Escribe Césaire: “¡Eiá por el Kalicendrato real!/ Eiá por los que jamás inventaron nada/ por los que jamás han explorado nada/ por los que jamás han domeñado nada/ mas se abandonan cautivados, a la esencia de las cosas/ ignorando la superficie pero cautivados por el movimiento de las cosas/ despreocupados de dominar, pero jugando el juego del mundo”.
Pero Césaire no sólo fue un poeta admirado por Breton, Péret o Jean Paul Sartre, sino el padre de la negritud o, más exactamente, quien acuñó el término y que no describe o señala la negritud como un fenómeno social, sino como la expresión de un grupo de marginados. Dice Césaire: “si los negros no fueran un pueblo, digamos, de vencidos, un pueblo de desventurados, un pueblo humillado, etcétera; si se invirtiera la Historia y se hiciera de ellos un pueblo de vencedores, no existiría la negritud. Yo no defendería la negritud, me parecería insoportable”. Nunca vio a la negritud como una ideología sino como una ética personal y como un punto de vista literario.

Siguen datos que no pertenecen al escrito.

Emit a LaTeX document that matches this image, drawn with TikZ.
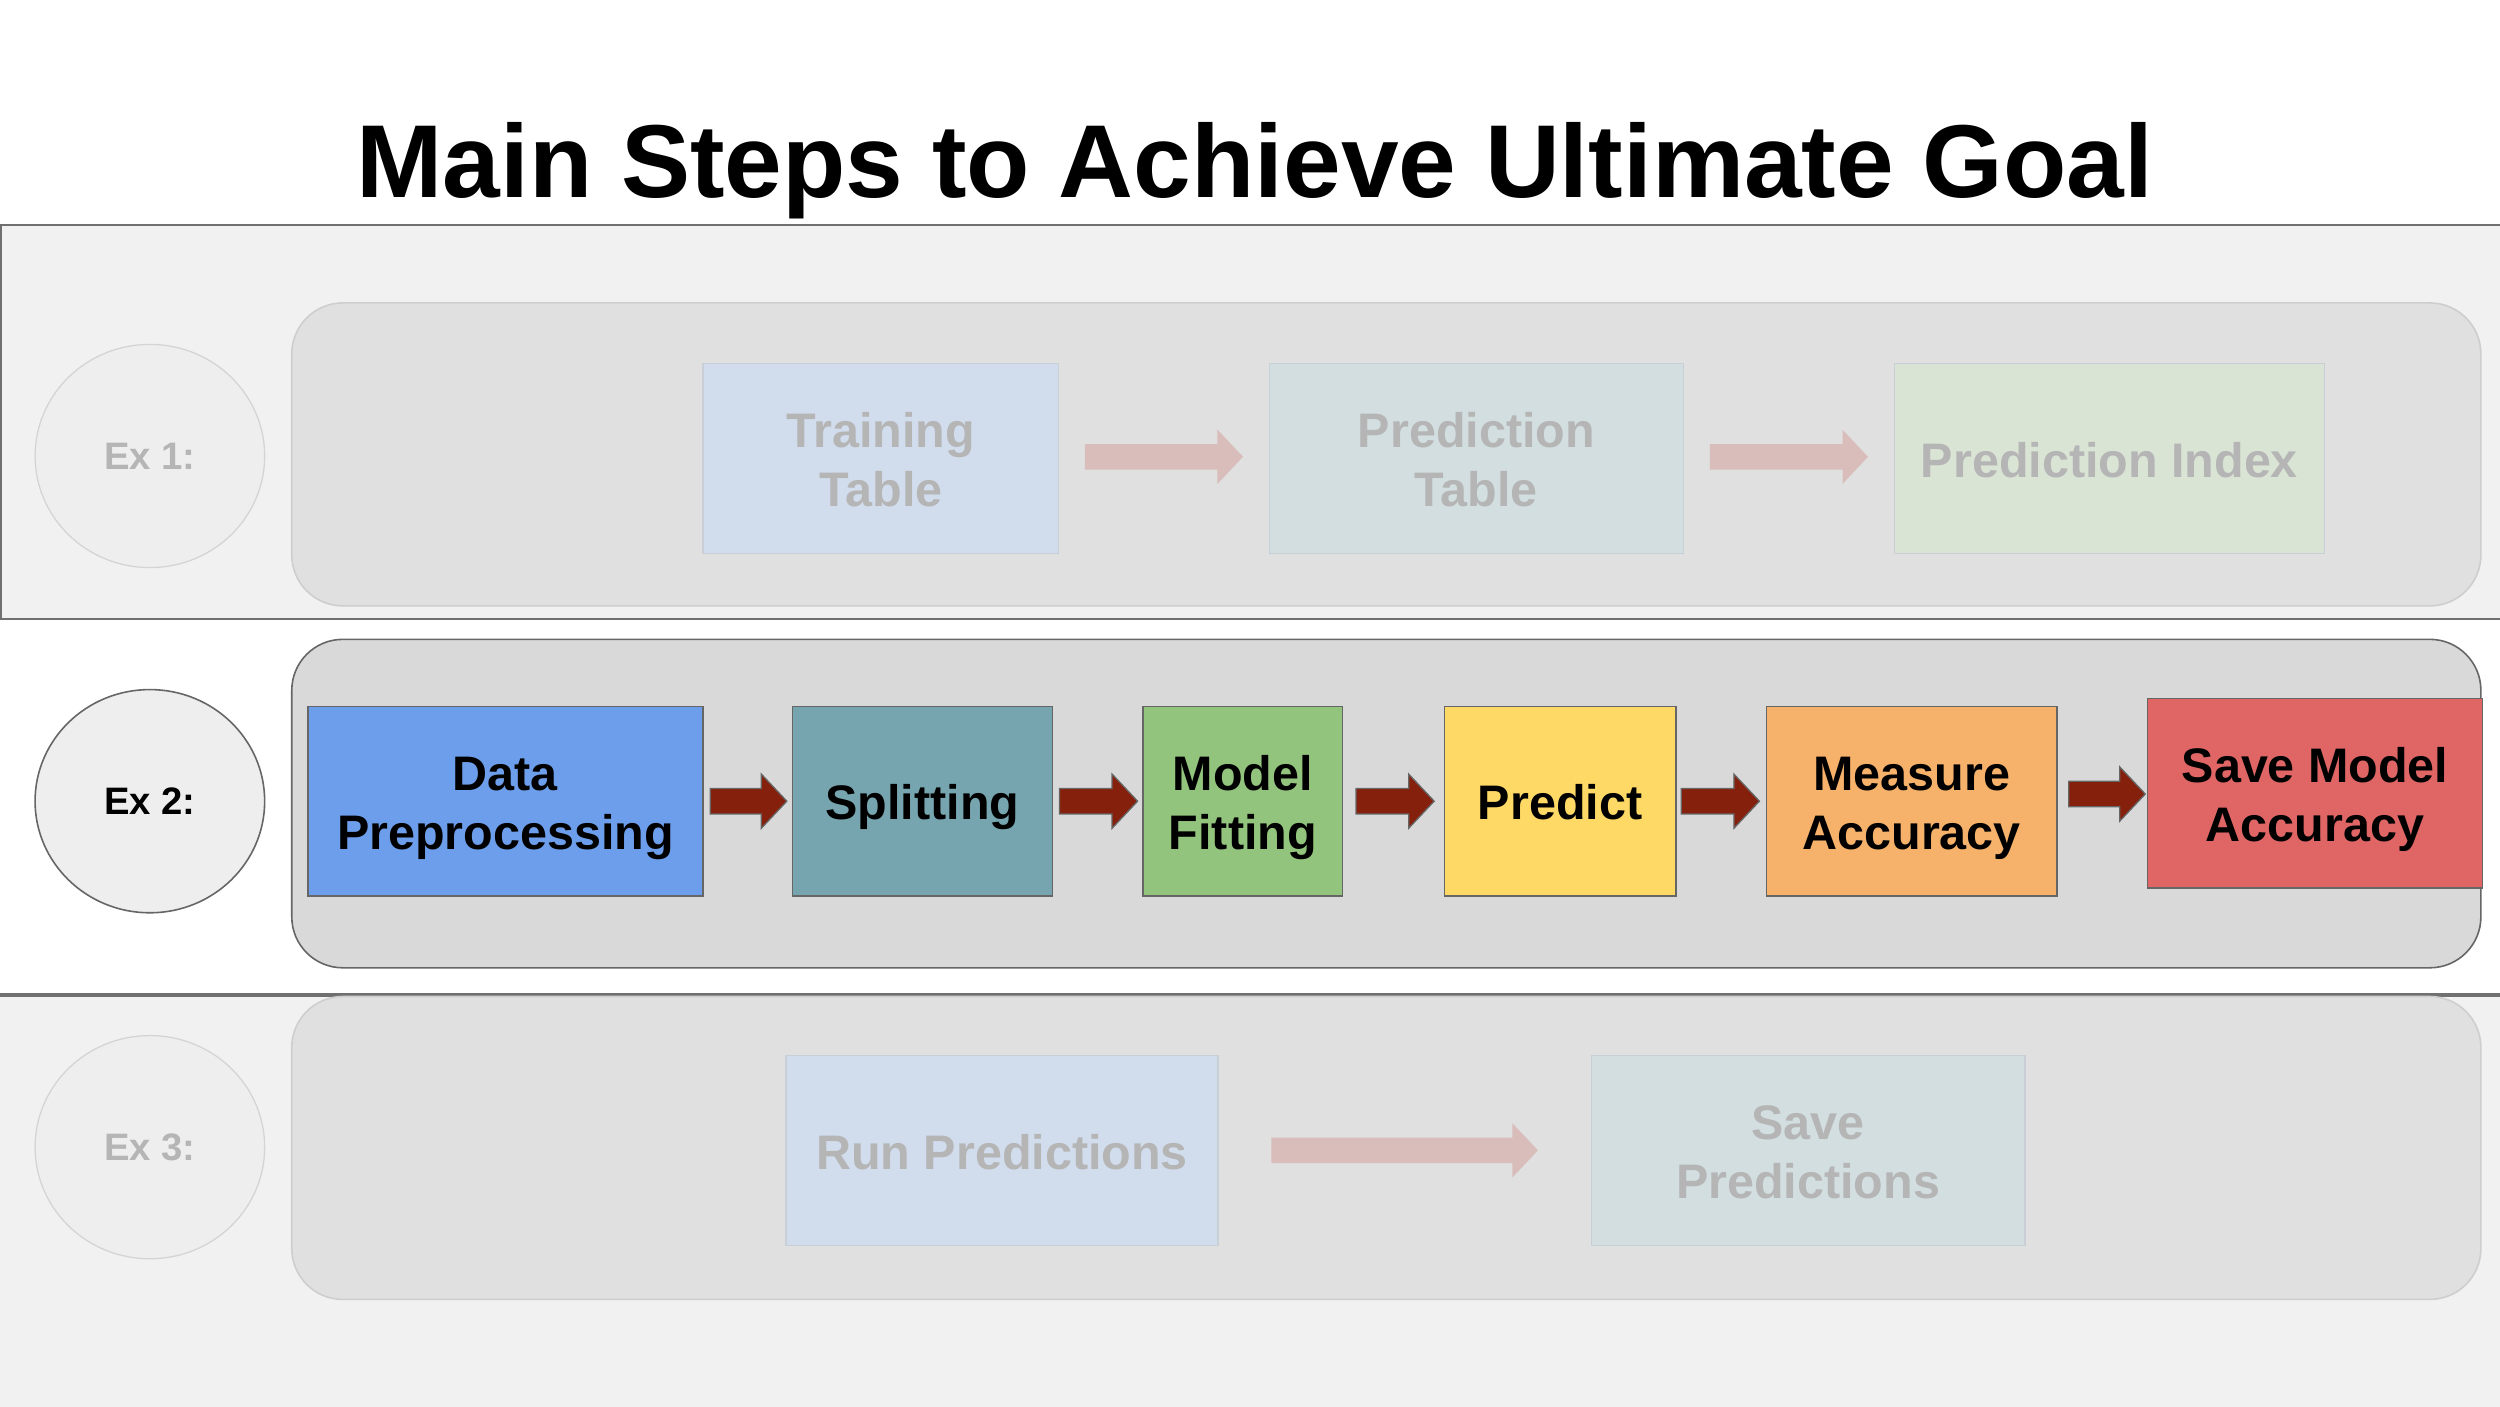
\documentclass[tikz,border=0pt]{standalone}
\usepackage{fontspec}
\setmainfont{Liberation Sans}
\usetikzlibrary{calc,shapes.geometric}
\definecolor{bandfill}{HTML}{F1F1F1}
\definecolor{bandline}{HTML}{707070}
\definecolor{lanefaded}{HTML}{E0E0E0}
\definecolor{lanefadedline}{HTML}{CECECE}
\definecolor{laneactive}{HTML}{D9D9D9}
\definecolor{darkline}{HTML}{666666}
\definecolor{ellfill}{HTML}{EEEEEE}
\definecolor{ellfadedline}{HTML}{D4D4D4}
\definecolor{fadedtext}{HTML}{B5B5B5}
\definecolor{fadedboxline}{HTML}{C9CFD6}
\definecolor{fblue}{HTML}{D1DCEC}
\definecolor{fteal}{HTML}{D2DEE0}
\definecolor{fgreen}{HTML}{D9E4D5}
\definecolor{farrow}{HTML}{D8BDBA}
\definecolor{darrow}{HTML}{85200C}
\definecolor{cblue}{HTML}{6D9EEB}
\definecolor{cteal}{HTML}{76A5AF}
\definecolor{cgreen}{HTML}{93C47D}
\definecolor{cyellow}{HTML}{FFD966}
\definecolor{corange}{HTML}{F6B26B}
\definecolor{cred}{HTML}{E06666}
\newcommand{\blockarrow}[3]{\path[#1] let \p1=#2, \p2=#3 in
  ({\x1},{\y1+4pt}) -- ({\x2-8pt},{\y1+4pt}) -- ({\x2-8pt},{\y1+8.5pt}) -- ({\x2},{\y1})
  -- ({\x2-8pt},{\y1-8.5pt}) -- ({\x2-8pt},{\y1-4pt}) -- ({\x1},{\y1-4pt}) -- cycle;}
\begin{document}
\begin{tikzpicture}[x=0.5pt,y=-0.5pt,
  boxtext/.style={inner sep=0pt, align=center, font=\bfseries\fontsize{15.2}{18.5}\selectfont,
    text height=14pt, text depth=2.3pt},
  twoline/.style={text height=32.5pt},
  activebox/.style={boxtext, draw=darkline, line width=0.5pt, text=black, fill=#1},
  fadedbox/.style={boxtext, draw=fadedboxline, line width=0.4pt, text=fadedtext, fill=#1},
  lanebox/.style={rounded corners=16pt, minimum width=686.5pt, inner sep=0pt},
  fadedlane/.style={lanebox, fill=lanefaded, draw=lanefadedline, line width=0.5pt},
  activelane/.style={lanebox, fill=laneactive, draw=darkline, line width=0.5pt},
  exoval/.style={ellipse, inner sep=0pt, minimum width=72pt, minimum height=70pt, fill=ellfill,
    font=\bfseries\fontsize{12}{14}\selectfont},
  fadedoval/.style={exoval, draw=ellfadedline, line width=0.4pt, text=fadedtext},
  activeoval/.style={exoval, draw=darkline, line width=0.5pt, text=black},
  fadedarrow/.style={fill=farrow},
  darkarrow/.style={fill=darrow, draw=darkline, line width=0.4pt}
]
\useasboundingbox (0,0) rectangle (1568,882);
\fill[white] (0,0) rectangle (1568,882);
% bands
\filldraw[fill=bandfill, draw=bandline, line width=0.6pt] (0.5,141) rectangle (1580,388);
\fill[bandfill] (0,624) rectangle (1568,890);
\draw[bandline, line width=1.1pt] (0,624) -- (1568,624);
% title
\node[anchor=base, inner sep=0pt, font=\bfseries\fontsize{32.5}{38}\selectfont] (title) at (787,124) {Main Steps to Achieve Ultimate Goal};
% lanes
\node[fadedlane, minimum height=95pt] (lane1) at (869.5,285) {};
\node[activelane, minimum height=103pt] (lane2) at (869.5,504) {};
\node[fadedlane, minimum height=95pt] (lane3) at (869.5,720) {};
% ovals
\node[fadedoval] (ex1) at (94,286) {Ex 1:};
\node[activeoval] (ex2) at (94,502.5) {Ex 2:};
\node[fadedoval] (ex3) at (94,719.5) {Ex 3:};
% row 1
\node[fadedbox=fblue, twoline, minimum width=111.5pt, minimum height=59.5pt] (tt) at (552.5,287.5) {Training\\Table};
\node[fadedbox=fteal, twoline, minimum width=130pt, minimum height=59.5pt] (pt) at (926,287.5) {Prediction\\Table};
\node[fadedbox=fgreen, minimum width=135pt, minimum height=59.5pt] (pi) at (1323,287.5) {Prediction Index};
\blockarrow{fadedarrow}{($(tt.east)+(16,-1)$)}{($(pt.west)+(-16,-1)$)}
\blockarrow{fadedarrow}{($(pt.east)+(16,-1)$)}{($(pi.west)+(-16,-1)$)}
% row 2
\node[activebox=cblue, twoline, minimum width=124pt, minimum height=59.5pt] (dp) at (317,502.5) {Data\\Preprocessing};
\node[activebox=cteal, minimum width=81.5pt, minimum height=59.5pt] (sp) at (578.5,502.5) {Splitting};
\node[activebox=cgreen, twoline, minimum width=62.5pt, minimum height=59.5pt] (mf) at (779.5,502.5) {Model\\Fitting};
\node[activebox=cyellow, minimum width=72.5pt, minimum height=59.5pt] (pr) at (978.5,502.5) {Predict};
\node[activebox=corange, twoline, minimum width=91pt, minimum height=59.5pt] (ma) at (1199,502.5) {Measure\\Accuracy};
\node[activebox=cred, twoline, minimum width=105pt, minimum height=59.5pt] (sm) at (1452,497.5) {Save Model\\Accuracy};
\blockarrow{darkarrow}{($(dp.east)+(4,0)$)}{($(sp.west)+(-3,0)$)}
\blockarrow{darkarrow}{($(sp.east)+(4,0)$)}{($(mf.west)+(-3,0)$)}
\blockarrow{darkarrow}{($(mf.east)+(8,0)$)}{($(pr.west)+(-6,0)$)}
\blockarrow{darkarrow}{($(pr.east)+(3,0)$)}{($(ma.west)+(-4,0)$)}
\blockarrow{darkarrow}{($(ma.east)+(7,-4.5)$)}{($(sm.west)+(-1,0.5)$)}
% row 3
\node[fadedbox=fblue, minimum width=135.5pt, minimum height=59.5pt] (rp) at (628.5,721.5) {Run Predictions};
\node[fadedbox=fteal, twoline, minimum width=136pt, minimum height=59.5pt] (spr) at (1134,721.5) {Save\\Predictions};
\blockarrow{fadedarrow}{($(rp.east)+(33,0)$)}{($(spr.west)+(-33,0)$)}
\end{tikzpicture}
\end{document}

Debemos al entusiasmo de Phillippe Ollé-Laprune la más reciente antología de Aimé Césaire, quien falleció en abril de 2008. Poemas, prosas y una obra de teatro forman parte de Para leer Aimé Césaire, volumen publicado por el Fondo de Cultura Económica en el que también se incluye una entrevista con el poeta y un texto introductorio de Ollé-Laprune. Antes que el destino nos alcance con los e-book y se extingan estas ínsulas de poesía, conviene acercarse a este escritor para quien la poesía es descender hacia el interior de uno mismo y, por ello, una explosión.